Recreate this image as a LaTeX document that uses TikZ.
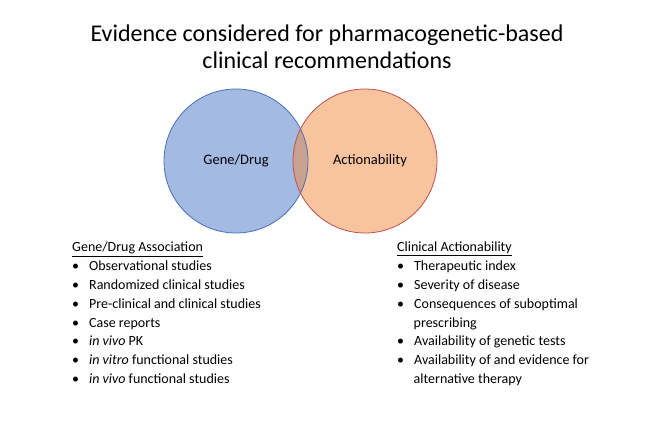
\documentclass[tikz,border=0pt]{standalone}
\usepackage{fontspec}
\setmainfont{Carlito}
\begin{document}
\begin{tikzpicture}[x=1pt,y=-1pt,
  title/.style={font=\fontsize{24}{27}\selectfont,align=center},
  lbl/.style={font=\fontsize{14.5}{16}\selectfont},
  lst/.style={font=\fontsize{14}{18.8}\selectfont,anchor=north west,align=left,inner sep=0pt}]
\definecolor{bfill}{HTML}{A3BAE2}\definecolor{bdraw}{HTML}{4A6FB5}
\definecolor{ofill}{HTML}{F8C39F}\definecolor{odraw}{HTML}{C0504D}
\definecolor{mix}{HTML}{C9A190}
\useasboundingbox (0,0) rectangle (653,422);
\node[title] (t) at (327,47) {Evidence considered for pharmacogenetic-based\\clinical recommendations};
\fill[bfill] (236,161) circle (72);
\fill[ofill] (365,161) circle (72);
\begin{scope}\clip (236,161) circle (72); \fill[mix] (365,161) circle (72);\end{scope}
\draw[bdraw,line width=0.8pt] (236,161) circle (72);
\draw[odraw,line width=0.8pt] (365,161) circle (72);
\node[lbl] (g) at (236,161) {Gene/Drug};
\node[lbl] (a) at (370,161) {Actionability};
\node[lst] (l) at (72,242) {\underline{Gene/Drug Association}\\
\textbullet\hspace{10pt}Observational studies\\
\textbullet\hspace{10pt}Randomized clinical studies\\
\textbullet\hspace{10pt}Pre-clinical and clinical studies\\
\textbullet\hspace{10pt}Case reports\\
\textbullet\hspace{10pt}\textit{in vivo} PK\\
\textbullet\hspace{10pt}\textit{in vitro} functional studies\\
\textbullet\hspace{10pt}\textit{in vivo} functional studies};
\node[lst] (r) at (397,242) {\underline{Clinical Actionability}\\
\textbullet\hspace{10pt}Therapeutic index\\
\textbullet\hspace{10pt}Severity of disease\\
\textbullet\hspace{10pt}Consequences of suboptimal\\
\hspace{16.5pt}prescribing\\
\textbullet\hspace{10pt}Availability of genetic tests\\
\textbullet\hspace{10pt}Availability of and evidence for\\
\hspace{16.5pt}alternative therapy};
\end{tikzpicture}
\end{document}
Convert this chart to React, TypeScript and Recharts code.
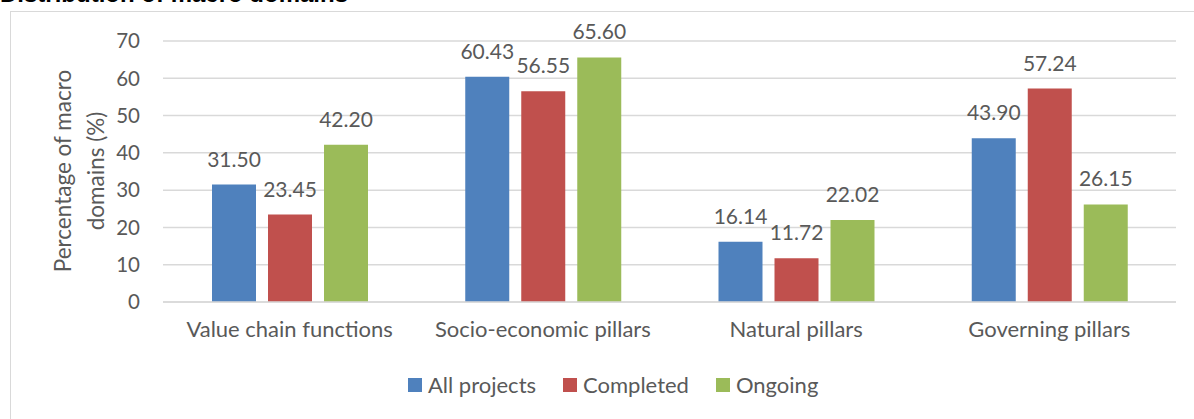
import React from "react";
import { BarChart, Bar, XAxis, YAxis, CartesianGrid, LabelList } from "recharts";

const categories = ["Value chain functions", "Socio-economic pillars", "Natural pillars", "Governing pillars"];
const allProjects = [31.5, 60.43, 16.14, 43.9];
const completed = [23.45, 56.55, 11.72, 57.24];
const ongoing = [42.2, 65.6, 22.02, 26.15];
const yTicks = [0, 10, 20, 30, 40, 50, 60, 70];

const series = [
  { key: "all", name: "All projects", color: "#4F81BD" },
  { key: "completed", name: "Completed", color: "#C0504D" },
  { key: "ongoing", name: "Ongoing", color: "#9BBB59" },
];

const data = categories.map((c, i) => ({
  name: c,
  all: allProjects[i],
  completed: completed[i],
  ongoing: ongoing[i],
}));

const FONT = "Lato, 'Open Sans', sans-serif";
const TEXT = "#595959";

export default function App() {
  return (
    <div style={{ position: "absolute", left: 0, top: 0, width: 1194, height: 419, overflow: "hidden", background: "#fff" }}>
      <div style={{ position: "absolute", left: 0, top: -19, lineHeight: "25px", fontFamily: "'Liberation Sans', Arial, sans-serif", fontWeight: "bold", fontSize: 24, color: "#000", whiteSpace: "nowrap" }}>
        Distribution of macro domains
      </div>
      <div style={{ position: "absolute", left: 10, top: 11, width: 1200, height: 420, border: "1px solid #d9d9d9", boxSizing: "border-box" }} />
      <div style={{ position: "absolute", left: 0, top: 0 }}>
        <BarChart width={1194} height={419} data={data} margin={{ top: 41, right: 18, bottom: 87, left: 0 }} barSize={44} barGap={12}>
          <CartesianGrid vertical={false} stroke="#d9d9d9" strokeWidth={1.5} />
          <XAxis dataKey="name" height={30} tickLine={false} axisLine={{ stroke: "#d9d9d9", strokeWidth: 1.5 }} tickMargin={13} tick={{ fill: TEXT, fontSize: 22, fontFamily: FONT }} />
          <YAxis width={163} domain={[0, 70]} ticks={yTicks} tickLine={false} axisLine={false} tickMargin={17} tick={{ fill: TEXT, fontSize: 20.5, fontFamily: FONT }} />
          {series.map((s) => (
            <Bar key={s.key} dataKey={s.key} name={s.name} fill={s.color} isAnimationActive={false}>
              <LabelList dataKey={s.key} position="top" offset={18} fill={TEXT} fontSize={21} fontFamily={FONT} formatter={(v: any) => Number(v).toFixed(2)} />
            </Bar>
          ))}
        </BarChart>
        <svg width={120} height={260} style={{ position: "absolute", left: 0, top: 41 }}>
          <text transform="translate(62,130) rotate(-90)" fill={TEXT} fontSize={22.5} fontFamily={FONT} textAnchor="middle" dominantBaseline="central">Percentage of macro</text>
          <text transform="translate(95,130) rotate(-90)" fill={TEXT} fontSize={22.5} fontFamily={FONT} textAnchor="middle" dominantBaseline="central">domains (%)</text>
        </svg>
      </div>
      <div style={{ position: "absolute", left: 408, top: 371, display: "flex", alignItems: "center", fontFamily: FONT, fontSize: 22, color: TEXT, whiteSpace: "nowrap" }}>
        {series.map((s, i) => (
          <div key={s.key} style={{ display: "flex", alignItems: "center", marginRight: i < series.length - 1 ? 27 : 0 }}>
            <span style={{ display: "inline-block", width: 14, height: 14, background: s.color, marginRight: 6 }} />
            <span>{s.name}</span>
          </div>
        ))}
      </div>
    </div>
  );
}
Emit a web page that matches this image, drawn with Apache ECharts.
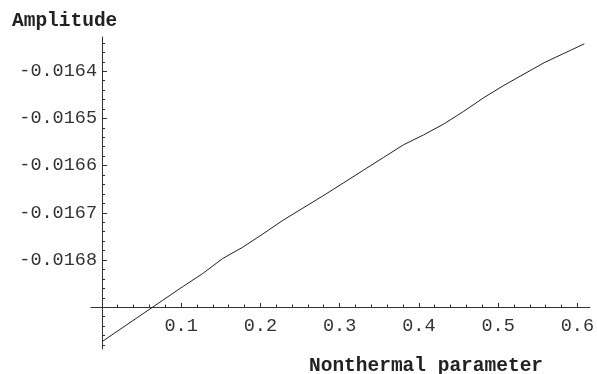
<!DOCTYPE html>
<html><head><meta charset="utf-8">
<script src="https://cdn.jsdelivr.net/npm/echarts@6/dist/echarts.min.js"></script>
<style>html,body{margin:0;padding:0;background:#fff}#c{width:597px;height:374px}</style>
</head><body><div id="c"></div>
<script>
// Data
const xVals = [0, 0.025, 0.05, 0.075, 0.1, 0.125, 0.15, 0.175, 0.2, 0.225, 0.25, 0.275, 0.3, 0.325, 0.35, 0.375, 0.4, 0.425, 0.45, 0.475, 0.5, 0.525, 0.55, 0.575, 0.6];
const yVals = [-0.016973, -0.016944, -0.016915, -0.016886, -0.016857, -0.016829, -0.016797, -0.016773, -0.016745, -0.016716, -0.016690, -0.016664, -0.016637, -0.016610, -0.016583, -0.016556, -0.016535, -0.016512, -0.016485, -0.016456, -0.016430, -0.016406, -0.016382, -0.016362, -0.016342];
const xTickLabels = [0.1, 0.2, 0.3, 0.4, 0.5, 0.6];
const yTickLabels = [-0.0168, -0.0167, -0.0166, -0.0165, -0.0164];
const xMinorTicks = [0.02,0.04,0.06,0.08,0.12,0.14,0.16,0.18,0.22,0.24,0.26,0.28,0.32,0.34,0.36,0.38,0.42,0.44,0.46,0.48,0.52,0.54,0.56,0.58,0.62];
const yMinorTicks = [-0.01698,-0.01696,-0.01694,-0.01692,-0.01688,-0.01686,-0.01684,-0.01682,-0.01678,-0.01676,-0.01674,-0.01672,-0.01668,-0.01666,-0.01664,-0.01662,-0.01658,-0.01656,-0.01654,-0.01652,-0.01648,-0.01646,-0.01644,-0.01642,-0.01638,-0.01636,-0.01634];

const X_MAX = 0.6158, X_MIN_AXIS = -0.01368;
const Y_MIN = -0.01698856, Y_MAX = -0.01632754;
const FONT = 'Liberation Mono';
const LBL = '#333';
const AX = '#333';

const chart = echarts.init(document.getElementById('c'), null, {renderer: 'canvas'});
chart.setOption({
  animation: false,
  backgroundColor: '#fff',
  title: [
    {text: 'Amplitude', left: 12, top: 11, padding: 0, textStyle: {fontFamily: FONT, fontWeight: 'bold', fontSize: 19.5, color: '#222'}},
    {text: 'Nonthermal parameter', left: 309, top: 356, padding: 0, textStyle: {fontFamily: FONT, fontWeight: 'bold', fontSize: 19.5, color: '#222'}}
  ],
  grid: [
    {left: 102, right: 0, top: 37, bottom: 25},
    {left: 91, right: 0, top: 297, bottom: 67}
  ],
  xAxis: [
    {gridIndex: 0, type: 'value', min: 0, max: X_MAX, show: false},
    {gridIndex: 1, type: 'value', min: X_MIN_AXIS, max: X_MAX, position: 'bottom',
      axisLine: {show: true, lineStyle: {color: AX, width: 1}},
      axisTick: {show: true, inside: true, length: 4, lineStyle: {color: AX}, customValues: xTickLabels},
      axisLabel: {show: true, margin: 10, customValues: xTickLabels, fontFamily: FONT, fontSize: 18.5, color: LBL, formatter: v => String(v)},
      splitLine: {show: false}},
    {gridIndex: 1, type: 'value', min: X_MIN_AXIS, max: X_MAX, position: 'bottom',
      axisLine: {show: false},
      axisTick: {show: true, inside: true, length: 2.5, lineStyle: {color: AX}, customValues: xMinorTicks},
      axisLabel: {show: false},
      splitLine: {show: false}}
  ],
  yAxis: [
    {gridIndex: 0, type: 'value', min: Y_MIN, max: Y_MAX, position: 'left',
      axisLine: {show: true, lineStyle: {color: AX, width: 1}},
      axisTick: {show: true, inside: true, length: 5, lineStyle: {color: AX}, customValues: yTickLabels},
      axisLabel: {show: true, margin: 5, customValues: yTickLabels, fontFamily: FONT, fontSize: 18.5, color: LBL, formatter: v => v.toFixed(4)},
      splitLine: {show: false}},
    {gridIndex: 0, type: 'value', min: Y_MIN, max: Y_MAX, position: 'left', offset: 0,
      axisLine: {show: false},
      axisTick: {show: true, inside: true, length: 3, lineStyle: {color: AX}, customValues: yMinorTicks},
      axisLabel: {show: false},
      splitLine: {show: false}},
    {gridIndex: 1, type: 'value', min: 0, max: 1, show: false}
  ],
  series: [{
    type: 'line',
    xAxisIndex: 0, yAxisIndex: 0,
    data: xVals.map((x, i) => [x, yVals[i]]),
    showSymbol: false, symbol: 'none',
    lineStyle: {color: '#222', width: 1},
    clip: false
  }]
});
</script></body></html>
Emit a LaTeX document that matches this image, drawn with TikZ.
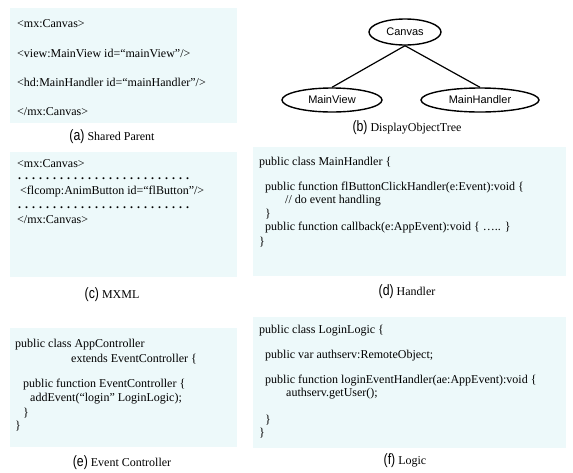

^^^^

→ Instructions for the task:
Collect the lines of the records that include the string "drawn".

→ Exercise result:
Emit a web page that matches this image, drawn with Apache ECharts.
Emit a LaTeX document that matches this image, drawn with TikZ.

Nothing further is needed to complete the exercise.